Python版本：Python 3.7.0

IDE:Sublime Text

瀏覽器：Chrome瀏覽器

思路：

1.檢視網頁原始碼

2.抓取單頁內容

3.正則表示式提取資訊

4.貓眼TOP100所有資訊寫入檔案

5.多執行緒抓取

1.檢視網頁原始碼

按F12檢視網頁原始碼發現每一個電影的資訊都在“<dd></dd>”標籤之中。

點開之後，資訊如下：

二.抓取單頁內容

在瀏覽器中開啟貓眼電影網站，點選“榜單”，再點選“TOP100榜”如下圖：

接下來通過以下程式碼獲取網頁原始碼：

#-*-coding:utf-8-*-
import requests
from requests.exceptions import RequestException

#貓眼電影網站有反爬蟲措施，設定headers後可以爬取
headers = {
	'Content-Type': 'text/plain; charset=UTF-8',
	'Origin':'https://maoyan.com',
	'Referer':'https://maoyan.com/board/4',
	'User-Agent':'Mozilla/5.0 (Windows NT 10.0; Win64; x64) AppleWebKit/537.36 (KHTML, like Gecko) Chrome/67.0.3396.99 Safari/537.36'
	}

#爬取網頁原始碼
def get_one_page(url,headers):
	try:
		response =requests.get(url,headers =headers)
		if response.status_code == 200:
			return response.text
		return None
	except RequestsException:
		return None

def main():
	url = "https://maoyan.com/board/4"
	html = get_one_page(url,headers)
	print(html)

if __name__ == '__main__':
	main()

執行結果如下：

3.正則表示式提取資訊

上圖示示資訊即為要提取的資訊，程式碼實現如下：

#-*-coding:utf-8-*-
import requests
import re
from requests.exceptions import RequestException

#貓眼電影網站有反爬蟲措施，設定headers後可以爬取
headers = {
	'Content-Type': 'text/plain; charset=UTF-8',
	'Origin':'https://maoyan.com',
	'Referer':'https://maoyan.com/board/4',
	'User-Agent':'Mozilla/5.0 (Windows NT 10.0; Win64; x64) AppleWebKit/537.36 (KHTML, like Gecko) Chrome/67.0.3396.99 Safari/537.36'
	}

#爬取網頁原始碼
def get_one_page(url,headers):
	try:
		response =requests.get(url,headers =headers)
		if response.status_code == 200:
			return response.text
		return None
	except RequestsException:
		return None

#正則表示式提取資訊
def parse_one_page(html):
	pattern = re.compile('<dd>.*?board-index.*?>(\d+)</i>.*?data-src="(.*?)".*?name"><a'
		+'.*?>(.*?)</a>.*?star">(.*?)</p>.*?releasetime">(.*?)</p>.*?integer">(.*?)</i>.*?fraction">(.*?)</i>.*?</dd>',re.S)
	items = re.findall(pattern,html)
	for item in items:
		yield{
		'index':item[0],
		'image':item[1],
		'title':item[2],
		'actor':item[3].strip()[3:],
		'time':item[4].strip()[5:],
		'score':item[5]+item[6]
		}

def main():
	url = "https://maoyan.com/board/4"
	html = get_one_page(url,headers)
	for item in parse_one_page(html):
		print(item)

if __name__ == '__main__':
	main()

執行結果如下：

4.貓眼TOP100所有資訊寫入檔案

上邊程式碼實現單頁的資訊抓取，要想爬取100個電影的資訊，先觀察每一頁url的變化，點開每一頁我們會發現url進行變化，原url後面多了‘？
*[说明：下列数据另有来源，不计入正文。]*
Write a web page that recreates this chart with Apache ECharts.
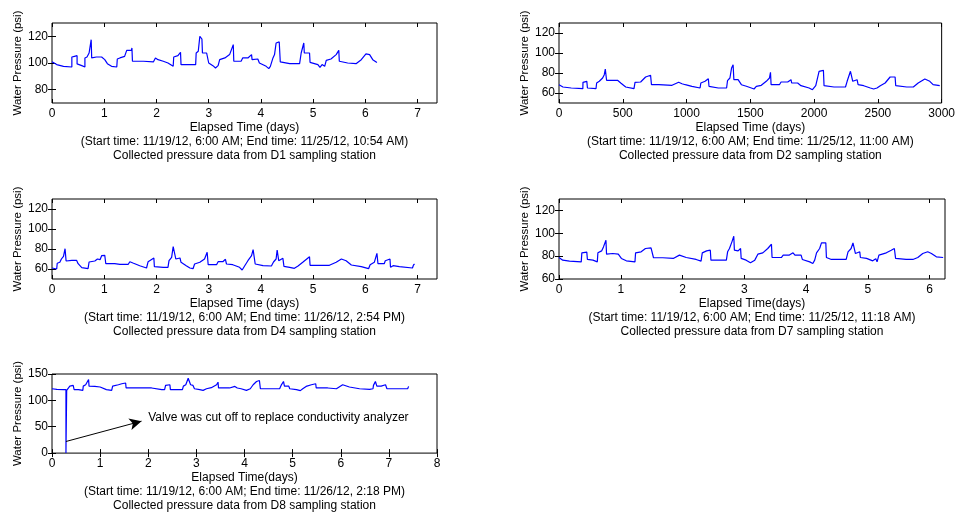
<!DOCTYPE html>
<html>
<head>
<meta charset="utf-8">
<script src="https://cdn.jsdelivr.net/npm/echarts@6/dist/echarts.min.js"></script>
<style>
  html, body { margin: 0; padding: 0; background: #fff; }
  #chart { width: 958px; height: 514px; }
</style>
</head>
<body>
<div id="chart"></div>
<script>
// ---- Station D1 (elapsed days, psi) ----
const d1Time = [0,0.09,0.22,0.38,0.38,0.43,0.48,0.48,0.57,0.63,0.63,0.67,0.71,0.73,0.75,0.76,0.85,0.95,1.01,1.06,1.14,1.24,1.25,1.3,1.39,1.43,1.52,1.53,1.54,1.68,1.71,1.75,1.94,1.98,2.03,2.13,2.22,2.32,2.33,2.41,2.46,2.47,2.75,2.76,2.8,2.83,2.86,2.87,2.88,2.96,3.0,3.08,3.13,3.18,3.21,3.31,3.4,3.47,3.48,3.62,3.65,3.75,3.82,3.83,3.94,3.97,4.1,4.15,4.18,4.23,4.26,4.29,4.35,4.37,4.55,4.74,4.77,4.82,4.83,4.93,4.94,5.09,5.13,5.17,5.22,5.25,5.34,5.44,5.49,5.5,5.66,5.82,5.92,6.01,6.08,6.14,6.22];
const d1Psi  = [101,98.8,97.5,97,104.5,105,105.5,99.3,98,97,103.8,104.5,107.5,108.8,117.5,103.8,104.5,104.5,102.5,99.5,97.5,97,103,103.8,105,109.5,109.5,111.3,101.3,101.3,102,101.3,100.8,103.8,102.5,101.3,100,97.5,104.5,105.5,108,98.8,98.8,107.5,108.8,120,121.3,118,107.5,107.5,100,98,96.3,98,102.5,103.8,106.3,113.8,101.3,101.3,103.8,103.8,106.3,102.5,103,100,97.5,95.8,97.5,103.8,106.3,115,115.8,100.8,99.5,99.5,107.5,115,107.5,107.5,100.5,98.8,96.8,98.8,97.5,102,103,106.3,109.5,101.3,100,99.5,102.5,106.8,106.3,102.5,100.3];

// ---- Station D2 (elapsed samples, psi) ----
const d2Time = [0,31,96,187,188,218,223,290,295,316,342,355,363,368,373,420,459,484,523,588,596,640,653,679,718,725,782,886,938,964,990,1042,1106,1112,1145,1171,1176,1249,1314,1321,1340,1353,1365,1371,1404,1417,1430,1469,1508,1529,1547,1586,1625,1650,1658,1663,1728,1741,1793,1819,1824,1871,1884,1897,1961,1987,2013,2039,2073,2078,2156,2246,2259,2285,2298,2303,2337,2345,2389,2441,2467,2493,2519,2557,2596,2635,2640,2726,2778,2816,2868,2907,2933,2985];
const d2Psi  = [68.3,66,65,64.3,70.7,71.7,65,64.3,70,71.7,75,78.3,84,85,72.7,72.7,72.7,70,66,64.3,70.7,71,72.3,76,77.7,68.3,68.3,67.7,70.7,69.3,68.3,66.7,65,70,71.7,74.3,66.7,65,65,72.3,75,85,88.3,73.3,73.3,75,68.3,66.7,65,64,66.7,67.7,71.7,75,80.7,68.3,68.3,71,71,73.3,70,70,71.7,67.3,65,63.3,67.3,81.7,82.7,67.3,66,66,71.7,81.7,81.7,71.7,73.3,68.3,67.3,65,64,65,67.3,70,76,76,67.3,66,66,70,74,71.7,68.3,67.3];

// ---- Station D4 (elapsed days, psi) ----
const d4Time = [0,0.09,0.1,0.15,0.18,0.22,0.25,0.26,0.27,0.38,0.47,0.5,0.57,0.69,0.71,0.82,0.87,0.92,0.95,1.01,1.03,1.2,1.3,1.46,1.49,1.55,1.68,1.81,1.84,1.95,1.96,2.13,2.22,2.24,2.29,2.32,2.35,2.37,2.45,2.47,2.57,2.64,2.7,2.73,2.83,2.92,2.97,2.99,3.15,3.18,3.27,3.32,3.34,3.46,3.59,3.64,3.69,3.75,3.82,3.85,3.88,3.89,4.04,4.2,4.24,4.29,4.31,4.34,4.42,4.44,4.55,4.64,4.71,4.8,4.93,4.94,5.15,5.31,5.44,5.54,5.63,5.73,5.92,6.06,6.09,6.17,6.22,6.24,6.36,6.38,6.47,6.48,6.5,6.53,6.65,6.9,6.92,6.94];
const d4Psi  = [61,60,65.7,66.7,70,72.7,80.3,80.3,68,68.7,68.7,65.3,61.3,60.3,67,68,70,69.3,73.3,73.7,65.3,65.3,64.7,64.7,67.3,66,63.3,61,67.3,71,62.3,61.7,61.7,68.3,71.7,82.3,84.3,70,71,66.7,63.3,61,60.3,65,66.7,70,76.7,64.3,64.3,67.3,67.3,69.7,65,64.3,61.7,59,63.3,68.3,73.3,79.3,79.3,65,63.3,63,67,70,79,68.3,70.7,62.7,61.7,60.7,63,66.7,72.3,63.7,63.7,63.7,66.7,70,68.3,64,62.3,60.3,64.3,66.7,75.7,65.3,65.3,68.3,70,61.7,60,63.3,62.3,61,64,65];

// ---- Station D7 (elapsed days, psi) ----
const d7Time = [0,0.06,0.17,0.36,0.37,0.45,0.46,0.55,0.62,0.63,0.69,0.72,0.76,0.77,0.87,0.96,1.01,1.09,1.23,1.24,1.33,1.4,1.49,1.52,1.53,1.68,1.85,1.95,2.06,2.22,2.3,2.32,2.39,2.45,2.46,2.71,2.73,2.76,2.8,2.83,2.84,2.9,2.94,2.95,3.03,3.1,3.17,3.18,3.22,3.3,3.38,3.44,3.45,3.6,3.63,3.73,3.79,3.82,3.92,3.94,4.06,4.11,4.14,4.17,4.22,4.25,4.32,4.33,4.41,4.65,4.68,4.73,4.76,4.79,4.8,4.87,4.88,4.98,5.08,5.11,5.13,5.15,5.18,5.3,5.38,5.43,5.45,5.62,5.73,5.81,5.89,5.97,6.03,6.11,6.22];
const d7Psi  = [78.8,76.5,75.7,75,82.9,83.5,77.1,76.5,75,82.9,84.6,88.1,93.9,81.7,82.3,81.7,78,75.9,75,82.9,83.8,86.7,87.2,88.1,78.6,78.6,78,80.9,78.8,77.1,75.7,82.9,84.6,85.2,76.5,76.5,83.8,86.7,92.5,97.4,85.2,84.6,86.7,78,76.5,74.2,76.5,75,81.7,82.9,86.7,90.4,78.8,78.8,80.9,80.9,82.9,80.9,80.9,77.1,75,73.6,76.5,82.9,86.7,91.6,91.6,78.8,77.1,77.1,83.8,86.7,91.6,91.6,82.3,83.8,78.8,78,75.9,75,77.7,75,80.9,82.9,85.2,86.7,78,77.1,77.1,78.8,82.3,83.8,82.3,79.4,78.8];

// ---- Station D8 (elapsed days, psi); valve shut-off near 0.3 days ----
const d8Time = [0,0.1,0.24,0.29,0.29,0.305,0.305,0.34,0.37,0.44,0.46,0.55,0.64,0.65,0.7,0.73,0.76,0.77,0.89,1.0,1.13,1.24,1.26,1.38,1.45,1.53,1.54,1.69,1.96,2.0,2.07,2.28,2.34,2.36,2.45,2.46,2.71,2.73,2.78,2.83,2.86,2.88,2.93,2.96,3.07,3.14,3.21,3.31,3.42,3.45,3.46,3.69,3.71,3.8,3.83,3.85,3.93,4.04,4.12,4.18,4.25,4.31,4.33,4.52,4.73,4.76,4.81,4.83,4.92,4.94,5.08,5.16,5.21,5.25,5.28,5.39,5.48,5.49,5.73,5.91,6.04,6.18,6.39,6.6,6.67,6.68,6.72,6.75,6.84,6.93,6.96,7.05,7.08,7.39,7.41];
const d8Psi  = [122,121,120.4,120.4,0,0,119,119,127,128.4,120.4,120.4,119,127,129.6,133,139.5,127,126.5,125.3,120.4,119,127,129.6,131.5,133,123.5,123.5,123.5,125.3,123.5,120.4,120.4,128.4,129.6,120.4,120.4,127,129.6,142,142,129.6,128.4,122,120.4,119,122,124,129.6,134.5,123.5,123.5,126.5,126.5,128.4,123.5,122,119,122,129.6,135.8,137.7,122,122,122,128.4,135.8,127,127,122,120.4,118.5,122,119,126.5,129.6,131.5,123.5,123.5,122,129.6,125.3,122,121,122,128.4,135.8,127,127,129.6,122,122,123.5,122,126.5];

// ---- Tick labels ----
const daysTicks7 = [0,1,2,3,4,5,6,7];
const daysTicks6 = [0,1,2,3,4,5,6];
const daysTicks8 = [0,1,2,3,4,5,6,7,8];
const sampleTicks = [0,500,1000,1500,2000,2500,3000];
const psiTicks80 = [80,100,120];
const psiTicks60 = [60,80,100,120];
const psiTicks0 = [0,50,100,150];

// ---- Annotation on the D8 record ----
const valveNote = 'Valve was cut off to replace conductivity analyzer';
const arrowFrom = [0.29, 22];
const arrowTo = [1.86, 60.6];
const notePos = [2.0, 67];

const zip = (xs, ys) => xs.map((x, i) => [x, ys[i]]);
const FONT = 'Liberation Sans, Arial, Helvetica, sans-serif';
const plain = v => String(v);

const panels = [
  { time: d1Time, psi: d1Psi, xMin: 0, xMax: 7.37, xTicks: daysTicks7, yMin: 70, yMax: 130, yTicks: psiTicks80,
    xName: 'Elapsed Time (days)', start: '(Start time: 11/19/12, 6:00 AM; End time: 11/25/12, 10:54 AM)',
    station: 'Collected pressure data from D1 sampling station', left: 52, top: 23, width: 385 },
  { time: d2Time, psi: d2Psi, xMin: 0, xMax: 3000, xTicks: sampleTicks, yMin: 50, yMax: 130, yTicks: psiTicks60,
    xName: 'Elapsed Time (days)', start: '(Start time: 11/19/12, 6:00 AM; End time: 11/25/12, 11:00 AM)',
    station: 'Collected pressure data from D2 sampling station', left: 559, top: 23, width: 386 },
  { time: d4Time, psi: d4Psi, xMin: 0, xMax: 7.37, xTicks: daysTicks7, yMin: 50, yMax: 130, yTicks: psiTicks60,
    xName: 'Elapsed Time (days)', start: '(Start time: 11/19/12, 6:00 AM; End time: 11/26/12, 2:54 PM)',
    station: 'Collected pressure data from D4 sampling station', left: 52, top: 199, width: 385 },
  { time: d7Time, psi: d7Psi, xMin: 0, xMax: 6.25, xTicks: daysTicks6, yMin: 60, yMax: 130, yTicks: psiTicks60,
    xName: 'Elapsed Time(days)', start: '(Start time: 11/19/12, 6:00 AM; End time: 11/25/12, 11:18 AM)',
    station: 'Collected pressure data from D7 sampling station', left: 559, top: 199, width: 386 },
  { time: d8Time, psi: d8Psi, xMin: 0, xMax: 8, xTicks: daysTicks8, yMin: 0, yMax: 150, yTicks: psiTicks0,
    xName: 'Elapsed Time(days)', start: '(Start time: 11/19/12, 6:00 AM; End time: 11/26/12, 2:18 PM)',
    station: 'Collected pressure data from D8 sampling station', left: 52, top: 374, width: 385 }
];

const grid = [], xAxis = [], yAxis = [], series = [];
const tickStyle = { inside: true, length: 4, lineStyle: { color: '#000', width: 1 } };

panels.forEach((p, i) => {
  grid.push({ left: p.left, top: p.top, width: p.width, height: 80, show: true,
              borderColor: '#000', borderWidth: 1, backgroundColor: '#fff' });
  // bottom axis with labels and the three-line caption
  xAxis.push({
    type: 'value', gridIndex: i, position: 'bottom', min: p.xMin, max: p.xMax,
    axisLine: { show: false }, splitLine: { show: false },
    axisTick: Object.assign({ customValues: p.xTicks }, tickStyle),
    axisLabel: { customValues: p.xTicks, formatter: plain, color: '#000', fontSize: 12, fontFamily: FONT, margin: 5 },
    name: p.xName + '\n' + p.start + '\n' + p.station,
    nameLocation: 'middle', nameGap: 17,
    nameTextStyle: { color: '#000', fontSize: 12, fontFamily: FONT, lineHeight: 14 }
  });
  // mirrored top ticks
  xAxis.push({
    type: 'value', gridIndex: i, position: 'top', min: p.xMin, max: p.xMax,
    axisLine: { show: false }, splitLine: { show: false },
    axisTick: Object.assign({ customValues: p.xTicks }, tickStyle),
    axisLabel: { show: false }
  });
  yAxis.push({
    type: 'value', gridIndex: i, position: 'left', min: p.yMin, max: p.yMax,
    axisLine: { show: false }, splitLine: { show: false },
    axisTick: Object.assign({ customValues: p.yTicks }, tickStyle),
    axisLabel: { customValues: p.yTicks, formatter: plain, color: '#000', fontSize: 12, fontFamily: FONT, margin: 4 },
    name: 'Water Pressure (psi)', nameLocation: 'middle', nameGap: 28,
    nameTextStyle: { color: '#000', fontSize: 11.5, fontFamily: FONT }
  });
  // mirrored right ticks
  yAxis.push({
    type: 'value', gridIndex: i, position: 'right', min: p.yMin, max: p.yMax,
    axisLine: { show: false }, splitLine: { show: false },
    axisTick: Object.assign({ customValues: p.yTicks }, tickStyle),
    axisLabel: { show: false }
  });
  const s = {
    type: 'line', xAxisIndex: 2 * i, yAxisIndex: 2 * i, data: zip(p.time, p.psi),
    showSymbol: false, symbol: 'none', lineStyle: { color: '#0000ff', width: 1.2 },
    silent: true, animation: false
  };
  if (i === 4) {
    s.markLine = {
      silent: true, animation: false, symbol: ['none', 'arrow'], symbolSize: [9, 12],
      lineStyle: { color: '#000', width: 1, type: 'solid' }, label: { show: false },
      data: [[{ coord: arrowFrom }, { coord: arrowTo }]]
    };
    s.markPoint = {
      silent: true, animation: false, symbol: 'circle', symbolSize: 0,
      data: [{ coord: notePos, label: { show: true, position: 'right', distance: 0,
        formatter: valveNote, color: '#000', fontSize: 12, fontFamily: FONT } }]
    };
  }
  series.push(s);
});

const chart = echarts.init(document.getElementById('chart'), null, { renderer: 'canvas' });
chart.setOption({ animation: false, backgroundColor: '#fff', grid, xAxis, yAxis, series });
</script>
</body>
</html>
offset=0’,且offset的值變化從0,10,20，變化如下：

程式碼實現如下：

#-*-coding:utf-8-*-
import requests
import re
import json
import os
from requests.exceptions import RequestException

#貓眼電影網站有反爬蟲措施，設定headers後可以爬取
headers = {
	'Content-Type': 'text/plain; charset=UTF-8',
	'Origin':'https://maoyan.com',
	'Referer':'https://maoyan.com/board/4',
	'User-Agent':'Mozilla/5.0 (Windows NT 10.0; Win64; x64) AppleWebKit/537.36 (KHTML, like Gecko) Chrome/67.0.3396.99 Safari/537.36'
	}

#爬取網頁原始碼
def get_one_page(url,headers):
	try:
		response =requests.get(url,headers =headers)
		if response.status_code == 200:
			return response.text
		return None
	except RequestsException:
		return None

#正則表示式提取資訊
def parse_one_page(html):
	pattern = re.compile('<dd>.*?board-index.*?>(\d+)</i>.*?data-src="(.*?)".*?name"><a'
		+'.*?>(.*?)</a>.*?star">(.*?)</p>.*?releasetime">(.*?)</p>.*?integer">(.*?)</i>.*?fraction">(.*?)</i>.*?</dd>',re.S)
	items = re.findall(pattern,html)
	for item in items:
		yield{
		'index':item[0],
		'image':item[1],
		'title':item[2],
		'actor':item[3].strip()[3:],
		'time':item[4].strip()[5:],
		'score':item[5]+item[6]
		}
#貓眼TOP100所有資訊寫入檔案
def write_to_file(content):
	#encoding ='utf-8',ensure_ascii =False,使寫入檔案的程式碼顯示為中文
	with open('result.txt','a',encoding ='utf-8') as f:
		f.write(json.dumps(content,ensure_ascii =False)+'\n')
		f.close()
#下載電影封面
def save_image_file(url,path):

	jd = requests.get(url)
	if jd.status_code == 200:
		with open(path,'wb') as f:
			f.write(jd.content)
			f.close()

def main(offset):
	url = "https://maoyan.com/board/4?offset="+str(offset)
	html = get_one_page(url,headers)
	if not os.path.exists('covers'):
		os.mkdir('covers')	
	for item in parse_one_page(html):
		print(item)
		write_to_file(item)
		save_image_file(item['image'],'covers/'+item['title']+'.jpg')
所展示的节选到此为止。